К этому времени Милорадович успел вывести из города большую часть арьергарда и строил его неподалеку от Коломенской заставы. Вдруг он видит: два полка неприятельской кавалерии вышли из другой заставы и идут наперерез нашим по Рязанской дороге.

Зная, что передовые полки Мюрата находятся под начальством генерала Себастиани, Милорадович поскакал к ним и спросил:

– Где генерал Себастиани?

Озадаченные таким бесстрашием, польские уланы указали ему, где находится их начальник. Не успели адъютанты Милорадовича доскакать за ним до рядов неприятеля, как он уже объяснял Себастиани, что король Неаполитанский заключил с ним перемирие до семи часов следующего утра. Себастиани отвечал ему, что он не имеет от короля никаких на этот счет сведений и приказаний.

Пока велись эти переговоры, неприятельские войска сошлись с нашими, но не вступали в бой. Из всех ближайших застав продолжали выходить беспрепятственно наши военные обозы, и жители, запоздавшие с выходом из Москвы, примкнули к ним и двигались вместе с ними на Рязанскую дорогу. Казаки распоряжались нашим обозом на виду у стоявшей французской кавалерии.
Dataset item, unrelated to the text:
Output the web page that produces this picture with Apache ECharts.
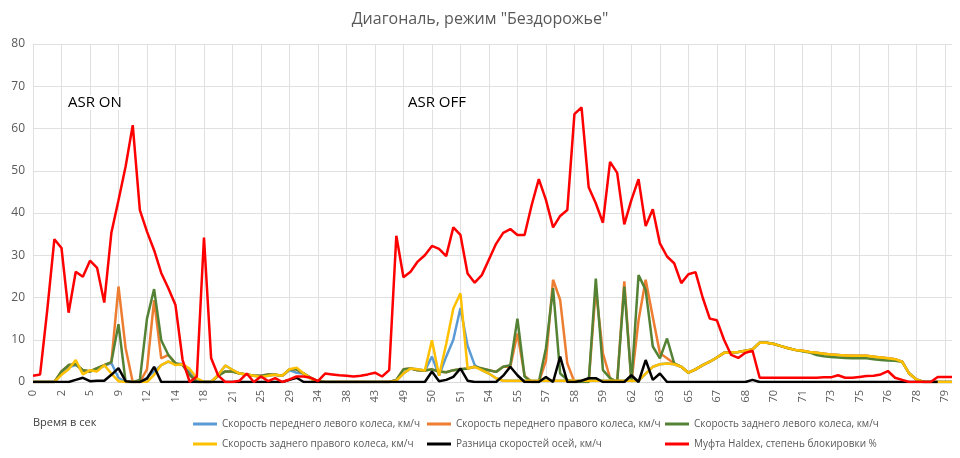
<!DOCTYPE html>
<html>
<head>
<meta charset="utf-8">
<script src="https://cdn.jsdelivr.net/npm/echarts@6/dist/echarts.min.js"></script>
<style>html,body{margin:0;padding:0;background:#fff}#main{width:960px;height:458px}</style>
</head>
<body>
<div id="main"></div>
<script>
// подписи оси X (каждая 4-я точка)
var secLabels = ['0','2','5','9','12','14','18','21','25','29','34','38','43','49','50','51','54','55','57','58','59','62','63','65','67','68','70','71','73','75','76','78','79'];
var categories = [];
for (var i = 0; i < 130; i++) {
    categories.push(secLabels[Math.min(Math.floor(i / 4), secLabels.length - 1)] + (i % 4 ? '.' + (i % 4) : ''));
}

var tail = [2.2,3,4,4.8,5.8,6.9,7,7.1,7.4,7.7,9.3,9.3,9,8.5,8,7.6,7.4,7.1,6.9,6.7,6.5,6.4,6.3,6.2,6.2,6.2,6,5.8,5.6,5.4,4.8,2,0.6,0,0,0,0,0];
var tailGreen = [2.2,3,4,4.8,5.8,6.9,7,7.1,7.4,7.7,9.3,9.3,9,8.5,8,7.6,7.3,7,6.4,6.1,5.9,5.8,5.7,5.6,5.6,5.6,5.4,5.2,5.1,5,4.8,2,0.6,0,0,0,0,0];

var frontLeft = [0,0,0,0,2,3.5,4,2.8,2.5,3,3.8,4.5,1,0,0,0,1,2.5,4,4.8,4.3,4.3,2.5,0.5,0,0,1.7,3.9,2.9,2,1.8,1.5,1.2,1.5,1.7,1.5,2.8,2.2,2,0.8,0,0,0,0,0,0,0,0,0,0,0,0.3,2,3.2,3,2.7,6,1.5,6,10,17.5,8.6,4,2.8,2,0.9,0.3,0.3,0.3,0.3,0.3,0.3,0.3,0.3,0.3,0.3,0.3,0.3,0.3,0.3,0.3,0.3,0.3,0.3,0.3,0.3,2,3.6,4.2,4.4,4.2,3.6].concat(tail);
var frontRight = [0,0,0,0,2.5,4,4.2,2.8,2.5,3.3,4,4.7,22.6,8,0,0,3,19.4,5.6,6.4,4.4,4,1.7,0,0,0,1.5,2.5,2.5,2,1.8,1.5,1.5,1.8,1.7,1.5,3,3,2,1,0.2,0,0,0,0,0,0,0,0,0,0,0.5,3,3.2,2.8,2.7,3,2.5,2.3,2.8,3,3.2,3.6,3.2,2.8,2.4,3.6,3.6,11.5,1.5,0,0,5,24.2,19.4,4.4,0,0,0,22,6.8,0.9,0,23.8,0,14.6,24.2,15.4,6.8,5.6,4.4,3.6].concat(tail);
var rearLeft = [0,0,0,0,2.5,4,4.2,2.8,2.5,3.3,4,4.7,13.7,0,0,0.5,15,22,9.9,6.4,4.4,4,1.7,0,0,0,1.5,2.5,2.5,2,1.8,1.5,1.5,1.8,1.7,1.5,3,3,2,1,0.2,0,0,0,0,0,0,0,0,0,0,0.5,3,3.2,2.8,2.7,3,2.5,2.3,2.8,3,3.2,3.6,3.2,2.8,2.4,3.6,4,15,1.3,0,0,8,22.2,2,0.5,0,0,0,24.5,2.8,0.9,0,22.6,0,25.3,21.8,8.4,5.6,10.3,4.4,3.6].concat(tailGreen);
var rearRight = [0,0,0,0,1.7,3,5.2,1.8,2.8,2.5,4,2,0.2,0,0,0,0,1.7,4,4.9,4,4.2,3.1,0.9,0,0,1.7,3.9,2.9,2,1.8,1.5,1.2,1.5,1.7,1.5,3,3.4,2,0.8,0,0,0,0,0,0,0,0,0,0,0,0.3,2,3.2,3,2.7,9.9,1.5,9,17.4,21,3.2,3.6,2.8,2,0.9,0.3,0.3,0.3,0.3,0.3,0.3,0.3,0.3,0.3,0.3,0.3,0.3,0.3,0.3,0.3,0.3,0.3,0.3,0.3,0.3,2,3.6,4.2,4.4,4.2,3.6].concat(tail);
var axleDiff = [0,0,0,0,0,0,0.5,1,0.2,0.3,0.3,1.7,3.3,0.2,0,0,0.8,3.6,0,0,0,0,0,0,0,0,0,0,0,0,0,0,0,0,0,0,0.5,1,0,0,0,0,0,0,0,0,0,0,0,0,0,0,0,0,0,0,2.5,0.2,0.5,1.2,3.2,0.3,0,0,0,0,1.5,3.6,1.6,0,0,0,1.2,0,6,0,0,0.3,0.9,0.9,0,0,0,0,1.6,0,5.2,0.5,2,0,0,0,0,0,0,0,0,0,0,0,0,0.5,0,0,0,0,0,0,0,0,0,0,0,0,0,0,0,0,0,0,0,0,0,0,0,0,0,0];
var haldex = [1.5,1.8,17,33.8,31.7,16.4,26.1,24.9,28.7,27,18.8,35.3,43,51,60.8,40.7,35.6,31.2,25.8,22.2,18.2,5.2,0,1.3,34.2,5.7,1.5,0,0,0.3,2,0,1.3,0.2,0.9,0,0.6,1.3,1.3,1,0.2,2,1.8,1.6,1.5,1.3,1.5,1.8,2.2,1.3,2.8,34.6,24.8,26.1,28.5,30,32.2,31.5,29.8,36.6,34.8,25.7,23.5,25.3,29,32.7,35.3,36.2,34.8,34.8,41.9,48,43.1,36.6,39.3,40.7,63.4,65,46.1,42.3,37.7,52.1,49.5,37.3,43.1,48,36.9,40.9,32.8,29.7,28.1,23.4,25.5,26,20,15,14.6,10,6.4,5.7,6.9,7.4,1,1,1,1,1,1,1,1,1,1.1,1.1,1.6,1,1,1.2,1.4,1.5,1.8,2.6,1,0.5,0,0,0,0,1.2,1.2,1.2];

var names = ['Скорость переднего левого колеса, км/ч','Скорость переднего правого колеса, км/ч','Скорость заднего левого колеса, км/ч',
    'Скорость заднего правого колеса, км/ч','Разница скоростей осей, км/ч','Муфта Haldex, степень блокировки %'];
var colors = ['#5b9bd5','#ed7d31','#548235','#ffc000','#000000','#ff0000'];
var values = [frontLeft, frontRight, rearLeft, rearRight, axleDiff, haldex];

var myChart = echarts.init(document.getElementById('main'));

var series = [];
for (var k = 0; k < names.length; k++) {
    series.push({
        name: names[k],
        type: 'line',
        data: values[k],
        showSymbol: false,
        lineStyle: {width: 2.5, color: colors[k]},
        itemStyle: {color: colors[k]},
        z: k == 5 ? 3 : 2
    });
}

function legendCol(left, items) {
    return {
        left: left, top: 414, orient: 'vertical', itemGap: 10,
        itemWidth: 24, itemHeight: 3, icon: 'rect',
        textStyle: {color: '#595959', fontSize: 10, fontFamily: 'Open Sans'},
        data: items
    };
}

var option = {
    title: {
        text: 'Диагональ, режим "Бездорожье"',
        left: 'center', top: 6,
        textStyle: {color: '#595959', fontSize: 16, fontWeight: 'normal', fontFamily: 'Open Sans'}
    },
    legend: [
        legendCol(188, [names[0], names[3]]),
        legendCol(422, [names[1], names[4]]),
        legendCol(660, [names[2], names[5]])
    ],
    grid: {left: 33, right: 8, top: 44, bottom: 76},
    xAxis: {
        type: 'category',
        data: categories,
        boundaryGap: false,
        axisLine: {lineStyle: {color: '#d9d9d9'}},
        axisTick: {show: false},
        axisLabel: {interval: 3, rotate: 90, color: '#595959', fontSize: 11, fontFamily: 'Open Sans',
            formatter: function (v) { return v.indexOf('.') < 0 ? v : ''; }},
        splitLine: {show: true, interval: 3, lineStyle: {color: '#e0e0e0'}}
    },
    yAxis: {
        type: 'value', min: 0, max: 80, interval: 10,
        axisLabel: {color: '#595959', fontSize: 12, fontFamily: 'Open Sans'},
        splitLine: {lineStyle: {color: '#e0e0e0'}}
    },
    graphic: [
        {type: 'text', left: 33, top: 417, style: {text: 'Время в сек', fill: '#404040', fontSize: 11, fontFamily: 'Open Sans'}},
        {type: 'text', left: 66, top: 95, z: 10, style: {text: 'ASR ON', fill: '#000', fontSize: 15, fontFamily: 'Open Sans', backgroundColor: '#fff', padding: [0, 2]}},
        {type: 'text', left: 406, top: 95, z: 10, style: {text: 'ASR OFF', fill: '#000', fontSize: 15, fontFamily: 'Open Sans', backgroundColor: '#fff', padding: [0, 2]}}
    ],
    series: series
};

myChart.setOption(option);
</script>
</body>
</html>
– Согласитесь, – обратился Себастиани к Милорадовичу, указывая ему рукой на двигавшиеся обозы, – согласитесь, что мы преснисходительные люди: все это могло бы быть нашим, а мы позволяем беспрепятственно вывозить.

– Ошибаетесь! – сказал Милорадович. – Вы не захватили бы этого иначе, как перешагнув через мой труп. А сто тысяч человек войска, которые стоят за мной, отомстили бы за мою смерть.

Закончив сбор своих войск в виду неприятеля, Милорадович отошел с ними за четыре версты от Москвы и остановился на ночлег.

Пока войска Мюрата и Мортье располагались в Москве, остальным войскам велено было стать лагерем у Драгомиловской заставы, возле которой все еще находился Наполеон. Он был раздражен до крайности, увидав нескольких иностранцев, которых привел ему Дарю вместо русских сановников.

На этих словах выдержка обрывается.